Six Defining Performance Characteristics

The value proposition of IOTA 279 can be summarized through six key features. First, it functions as a genuine component of epoxy resin systems rather than a passive additive. Second, it serves as a reactive modifier for both polyurethane and polycarbonate, chemically bonding into the polymer network. Third, it reduces the cohesive energy density of resin systems, which directly translates to improved flexibility and impact resistance. Fourth, it enhances both high-temperature and low-temperature performance, broadening the service window of the final material. Fifth, it imparts notable flexibility to epoxy resins that would otherwise be rigid and brittle.
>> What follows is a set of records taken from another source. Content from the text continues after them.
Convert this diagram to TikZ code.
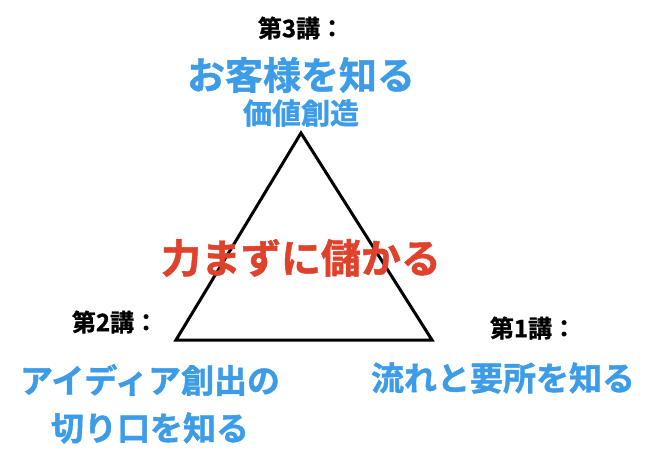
\documentclass[tikz,border=0pt]{standalone}
\usepackage{fontspec}
\setmainfont{Noto Sans CJK JP}[BoldFont={* Bold},BoldFeatures={FakeBold=1.2}]
\definecolor{jblue}{HTML}{3C9CE8}
\definecolor{jred}{HTML}{E0412B}
\begin{document}
\begin{tikzpicture}[x=1pt,y=-1pt,
  lbl/.style={font=\bfseries\fontsize{24}{26}\selectfont,text=black,inner sep=0},
  big/.style={font=\bfseries\fontsize{38}{40}\selectfont,text=jblue,inner sep=0},
  mid/.style={font=\bfseries\fontsize{33}{35}\selectfont,text=jblue,inner sep=0}]
\useasboundingbox (0,0) rectangle (650,457);
\coordinate (t) at (301,133);
\coordinate (l) at (176,340);
\coordinate (r) at (432,340);
\draw[line width=3pt,line join=miter] (t) -- (l) -- (r) -- cycle;
\node[lbl] (h3) at (301,28) {第3講：};
\node[big] (s3) at (301,75) {お客様を知る};
\node[mid,font=\bfseries\fontsize{29}{31}\selectfont] (v3) at (301,113) {価値創造};
\node[inner sep=0,font=\bfseries\fontsize{40}{42}\selectfont,text=jred] (c) at (301,258) {力まずに儲かる};
\node[lbl] (h2) at (115,322) {第2講：};
\node[mid] (s2a) at (150,380) {アイディア創出の};
\node[mid] (s2b) at (150,428) {切り口を知る};
\node[lbl] (h1) at (533,328) {第1講：};
\node[mid] (s1) at (503,378) {流れと要所を知る};
\end{tikzpicture}
\end{document}
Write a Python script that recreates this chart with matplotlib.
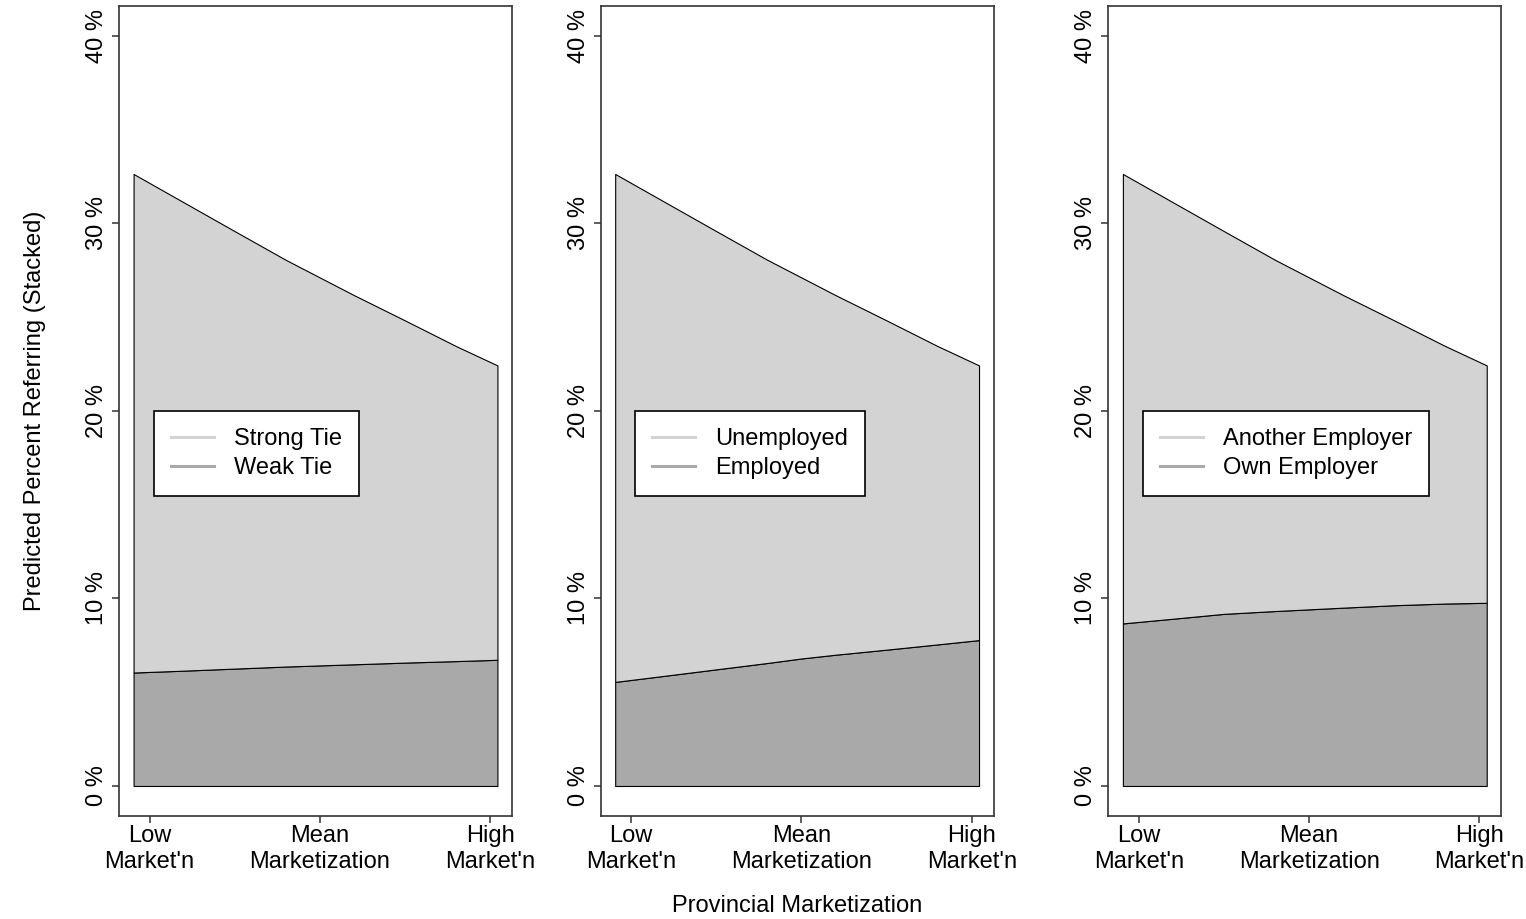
import matplotlib
matplotlib.use('Agg')
import matplotlib.pyplot as plt
from matplotlib.lines import Line2D
import numpy as np

plt.rcParams['font.family'] = ['Liberation Sans', 'DejaVu Sans']

# marketization (standardised)
MARKET = [-1.094, -0.8, -0.5, -0.2, 0.0, 0.2, 0.5, 0.8, 1.043]
# total predicted percent referring (top of the stack, same in all panels)
TOTAL = [32.64, 31.13, 29.59, 28.06, 27.12, 26.18, 24.83, 23.46, 22.43]
# lower band of each panel
WEAK_TIE = [6.05, 6.15, 6.26, 6.37, 6.43, 6.49, 6.58, 6.66, 6.73]
EMPLOYED = [5.55, 5.88, 6.22, 6.56, 6.80, 7.00, 7.27, 7.55, 7.78]
OWN_EMPLOYER = [8.67, 8.92, 9.18, 9.33, 9.42, 9.51, 9.64, 9.73, 9.77]

LEGENDS = [
    ['Strong Tie', 'Weak Tie'],
    ['Unemployed', 'Employed'],
    ['Another Employer', 'Own Employer'],
]
LOWER = [WEAK_TIE, EMPLOYED, OWN_EMPLOYER]

X_TICKS = [-1, 0, 1]
X_TICKLABELS = ["Low\nMarket'n", 'Mean\nMarketization', "High\nMarket'n"]
Y_TICKS = [0, 10, 20, 30, 40]

LIGHT = '#d3d3d3'
DARK = '#a9a9a9'
FS = 17

fig = plt.figure(figsize=(15.26, 9.19), dpi=100)
lefts = [0.0780, 0.3936, 0.7263]
x = np.array(MARKET)
total = np.array(TOTAL)
xpad = 0.04 * (x.max() - x.min())

axes = []
for i, left in enumerate(lefts):
    ax = fig.add_axes([left, 0.1121, 0.2575, 0.8814])
    axes.append(ax)
    low = np.array(LOWER[i])
    ax.fill_between(x, 0, low, facecolor=DARK, edgecolor='black', lw=0.8)
    ax.fill_between(x, low, total, facecolor=LIGHT, edgecolor='black', lw=0.8)

    ax.set_xlim(x.min() - xpad, x.max() + xpad)
    ax.set_ylim(-1.6, 41.6)
    ax.set_xticks(X_TICKS)
    ax.set_xticklabels(X_TICKLABELS, fontsize=FS, linespacing=1.25)
    ax.set_yticks(Y_TICKS)
    ax.set_yticklabels([f'{v} %' for v in Y_TICKS], fontsize=FS,
                       rotation=90, va='center')
    ax.tick_params(axis='both', length=5, width=1.1, color='#333333')
    ax.tick_params(axis='x', pad=1.5)
    ax.tick_params(axis='y', pad=3)
    for sp in ax.spines.values():
        sp.set_linewidth(1.2)
        sp.set_color('#333333')

    handles = [Line2D([], [], color=LIGHT, lw=2.2),
               Line2D([], [], color=DARK, lw=2.2)]
    leg = ax.legend(handles, LEGENDS[i], loc='upper left',
                    bbox_to_anchor=(-0.975, 20), bbox_transform=ax.transData,
                    borderaxespad=0, fontsize=FS, frameon=True, fancybox=False,
                    framealpha=1, edgecolor='black', borderpad=0.72,
                    labelspacing=0.3, handlelength=1.82, handletextpad=0.85)
    leg.get_frame().set_linewidth(1.2)

axes[0].set_ylabel('Predicted Percent Referring (Stacked)', fontsize=FS,
                   labelpad=29)
axes[1].set_xlabel('Provincial Marketization', fontsize=FS, labelpad=16)

fig.savefig('out.png', dpi=100)
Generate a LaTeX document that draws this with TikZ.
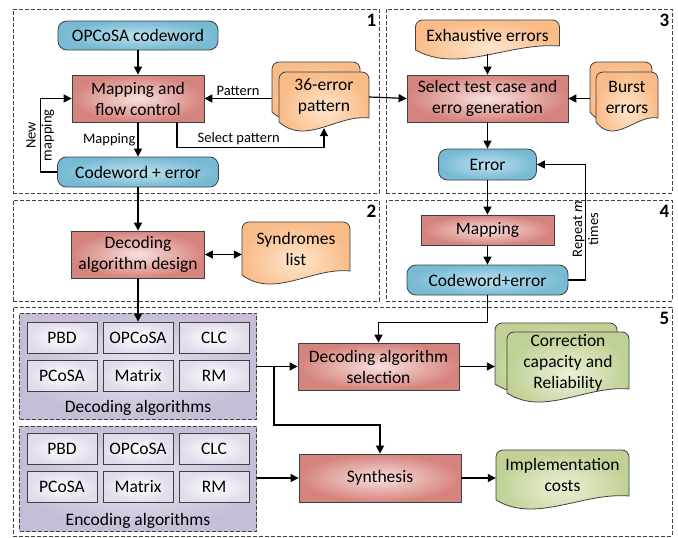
\documentclass[tikz,border=0pt]{standalone}
\usepackage{fontspec}
\setmainfont{Carlito}
\usetikzlibrary{arrows.meta,calc}

\definecolor{bluein}{RGB}{190,224,237}
\definecolor{blueout}{RGB}{118,186,212}
\definecolor{redin}{RGB}{248,224,221}
\definecolor{redout}{RGB}{213,131,125}
\definecolor{orangein}{RGB}{254,230,204}
\definecolor{orangeout}{RGB}{249,187,136}
\definecolor{greenin}{RGB}{234,241,216}
\definecolor{greenout}{RGB}{191,209,148}
\definecolor{purplein}{RGB}{232,227,240}
\definecolor{purpleout}{RGB}{199,189,215}
\definecolor{cellin}{RGB}{255,255,255}
\definecolor{cellout}{RGB}{226,219,235}

\tikzset{
  glow/.style 2 args={inner color=#1, outer color=#2},
  wh/.style 2 args={minimum width=#1pt, minimum height=#2pt},
  redbox/.style={glow={redin}{redout}, draw=black!75, line width=0.8pt, align=center, inner sep=0pt},
  bluebox/.style={glow={bluein}{blueout}, draw=black!75, line width=0.8pt, rounded corners=9pt, align=center, inner sep=0pt},
  orangefill/.style={glow={orangein}{orangeout}, draw=black!75, line width=0.8pt},
  greenfill/.style={glow={greenin}{greenout}, draw=black!75, line width=0.8pt},
  doc/.style={align=center, inner sep=0pt},
  group/.style={glow={purplein}{purpleout}, draw=black!75, dash pattern=on 4pt off 2pt, line width=0.8pt},
  cell/.style={glow={cellin}{cellout}, draw=black!75, line width=0.8pt, wh={70}{31}, inner sep=0pt},
  region/.style={draw=black!75, dash pattern=on 4pt off 2pt, line width=0.8pt},
  num/.style={font=\fontsize{19}{20}\selectfont\bfseries, inner sep=0pt},
  lbl/.style={font=\fontsize{14.5}{16}\selectfont, inner sep=2pt, align=center},
  conn/.style={line width=1.2pt, ->}
}

% wavy document outline: style, centre x, centre y, width, height
\newcommand{\docshape}[5]{%
  \path[#1] (#2-#4/2,#3+#5/2) [rounded corners=7pt] -- ++(0,-#5) -- ++(#4,0)
    [sharp corners] -- ++(0,#5-4)
    .. controls (#2+0.15*#4,#3+#5/2-8) and (#2-0.2*#4,#3+#5/2+24) .. (#2-#4/2,#3+#5/2) -- cycle;}

\begin{document}
\begin{tikzpicture}[x=1pt, y=-1pt, font=\fontsize{17.5}{21}\selectfont, >={Triangle[length=8pt,width=8pt]}]
  \useasboundingbox (0,0) rectangle (678,538);

  % stages
  \node[region, wh={366}{184}] (r1) at (196,101) {};
  \node[region, wh={366}{101}] (r2) at (196,250.5) {};
  \node[region, wh={286}{184}] (r3) at (529,101) {};
  \node[region, wh={286}{101}] (r4) at (529,250.5) {};
  \node[region, wh={659}{229}] (r5) at (342.5,421.5) {};
  \foreach \r in {1,...,5}
    \node[num] (n\r) at ([xshift=-8pt,yshift=-12pt]r\r.north east) {\r};

  % stage 1
  \node[bluebox, wh={160}{29}] (cw) at (138,35.5) {OPCoSA codeword};
  \node[redbox, wh={132}{47}] (map) at (138,98.5) {Mapping and\\flow control};
  \node[bluebox, wh={161}{30}] (cwe) at (138,172) {Codeword + error};
  \docshape{orangefill}{316}{87}{88}{50}
  \node[doc, wh={88}{50}] (patb) at (316,87) {};
  \docshape{orangefill}{324}{97}{90}{50}
  \node[doc, wh={90}{50}] (pat) at (324,97) {36-error\\pattern};

  % stage 2
  \node[redbox, wh={133}{47}] (dad) at (138,254.5) {Decoding\\algorithm design};
  \docshape{orangefill}{296}{248.5}{108}{53}
  \node[doc, wh={108}{53}] (syn) at (296,248.5) {Syndromes\\list};

  % stage 3
  \docshape{orangefill}{487.5}{35}{144}{30}
  \node[doc, wh={144}{30}] (exh) at (487.5,35) {Exhaustive errors};
  \node[redbox, wh={161}{47}] (sel) at (487.5,98.5) {Select test case and\\erro generation};
  \docshape{orangefill}{621}{87}{62}{50}
  \node[doc, wh={62}{50}] (burb) at (621,87) {};
  \docshape{orangefill}{627}{97}{62}{50}
  \node[doc, wh={62}{50}] (bur) at (627,97) {Burst\\errors};
  \node[bluebox, wh={98}{31}] (err) at (487.5,164.5) {Error};

  % stage 4
  \node[redbox, wh={133}{30}] (map2) at (487.5,230) {Mapping};
  \node[bluebox, wh={161}{30}] (cwe2) at (487.5,280) {Codeword+error};

  % stage 5
  \node[group, wh={237}{106}] (dec) at (138,366) {};
  \node[group, wh={237}{105}] (enc) at (138,478.5) {};
  \foreach \t [count=\i] in {PBD,OPCoSA,CLC,PCoSA,Matrix,RM} {
    \pgfmathsetmacro\cx{62+76*mod(\i-1,3)}
    \pgfmathsetmacro\cy{337.5+38*int((\i-1)/3)}
    \node[cell] (d\i) at (\cx,\cy) {\t};
    \node[cell] (e\i) at (\cx,\cy+111.5) {\t};
  }
  \node (decl) at (138,408) {Decoding algorithms};
  \node (encl) at (138,521) {Encoding algorithms};
  \node[redbox, wh={161}{47}] (das) at (378.5,366.5) {Decoding algorithm\\selection};
  \node[redbox, wh={162}{48}] (synth) at (380,478) {Synthesis};
  \docshape{greenfill}{556}{353.5}{122}{61}
  \node[doc, wh={122}{61}] (corb) at (556,353.5) {};
  \docshape{greenfill}{568}{362.5}{122}{61}
  \node[doc, wh={122}{61}] (cor) at (568,362.5) {Correction\\capacity and\\Reliability};
  \docshape{greenfill}{562.5}{475}{133}{50}
  \node[doc, wh={133}{50}] (imp) at (562.5,475) {Implementation\\costs};

  % connections
  \draw[conn] (cw) -- (map);
  \draw[conn] (map) -- node[lbl, left] (lmap) {Mapping} (cwe);
  \draw[conn] (cwe.west) -- ++(-17,0) |- node[lbl, pos=0.25, rotate=90] (lnew) {New\\mapping} (map.west);
  \draw[conn] (patb.west |- map.east) -- node[lbl, above] (lpat) {Pattern} (map.east);
  \draw[conn] ([xshift=39pt]map.south) -- ++(0,25) -| node[lbl, above, pos=0.21] (lsel) {Select pattern} ([yshift=-6pt]pat.south);
  \draw[conn] (pat.east) -- (sel.west);
  \draw[conn] ([yshift=-4pt]exh.south) -- (sel.north);
  \draw[conn] (burb.west |- sel.east) -- (sel.east);
  \draw[conn] (sel) -- (err);
  \draw[conn] (err) -- (map2);
  \draw[conn] (map2) -- (cwe2);
  \draw[conn] (cwe2.east) -- ++(17,0) |- node[lbl, pos=0.22, rotate=90] (lrep) {Repeat \textit{m}\\times} (err.east);
  \draw[conn] (cwe) -- (dad);
  \draw[conn, <->] (dad.east) -- (dad.east -| syn.west);
  \draw[conn] (dad) -- (d2);
  \draw[conn] (cwe2.south) -- ++(0,27) -| (das.north);
  \draw[conn] (dec.east |- das.west) -- (das.west);
  \draw[conn] ([xshift=17pt]dec.east) -- ++(0,59) -| (synth.north);
  \draw[conn] (enc.east |- synth.west) -- (synth.west);
  \draw[conn] (das.east) -- (das.east -| corb.west);
  \draw[conn] (synth.east) -- (synth.east -| imp.west);
\end{tikzpicture}
\end{document}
Sixth — and this is particularly valued in aerospace and electronics — it provides good electrical insulation and resistance to atomic oxygen erosion, a critical requirement for materials exposed to low-Earth-orbit environments.

Application Pathways: Three Major Resin Systems

The versatility of IOTA 279 shines through its compatibility with three major thermoset and thermoplastic systems. In epoxy resin modification, it is simply added to the prepolymer and cured together with the standard hardener. In polyurethane systems, it can either participate in amine chain extension or undergo acid-catalyzed ring-opening reaction with isocyanate groups. For polycarbonate modification, it can be copolymerized directly during synthesis or blended during compounding and molding. This multi-pathway reactivity means that manufacturers do not need to overhaul existing production lines — IOTA 279 can often be introduced with minimal process changes.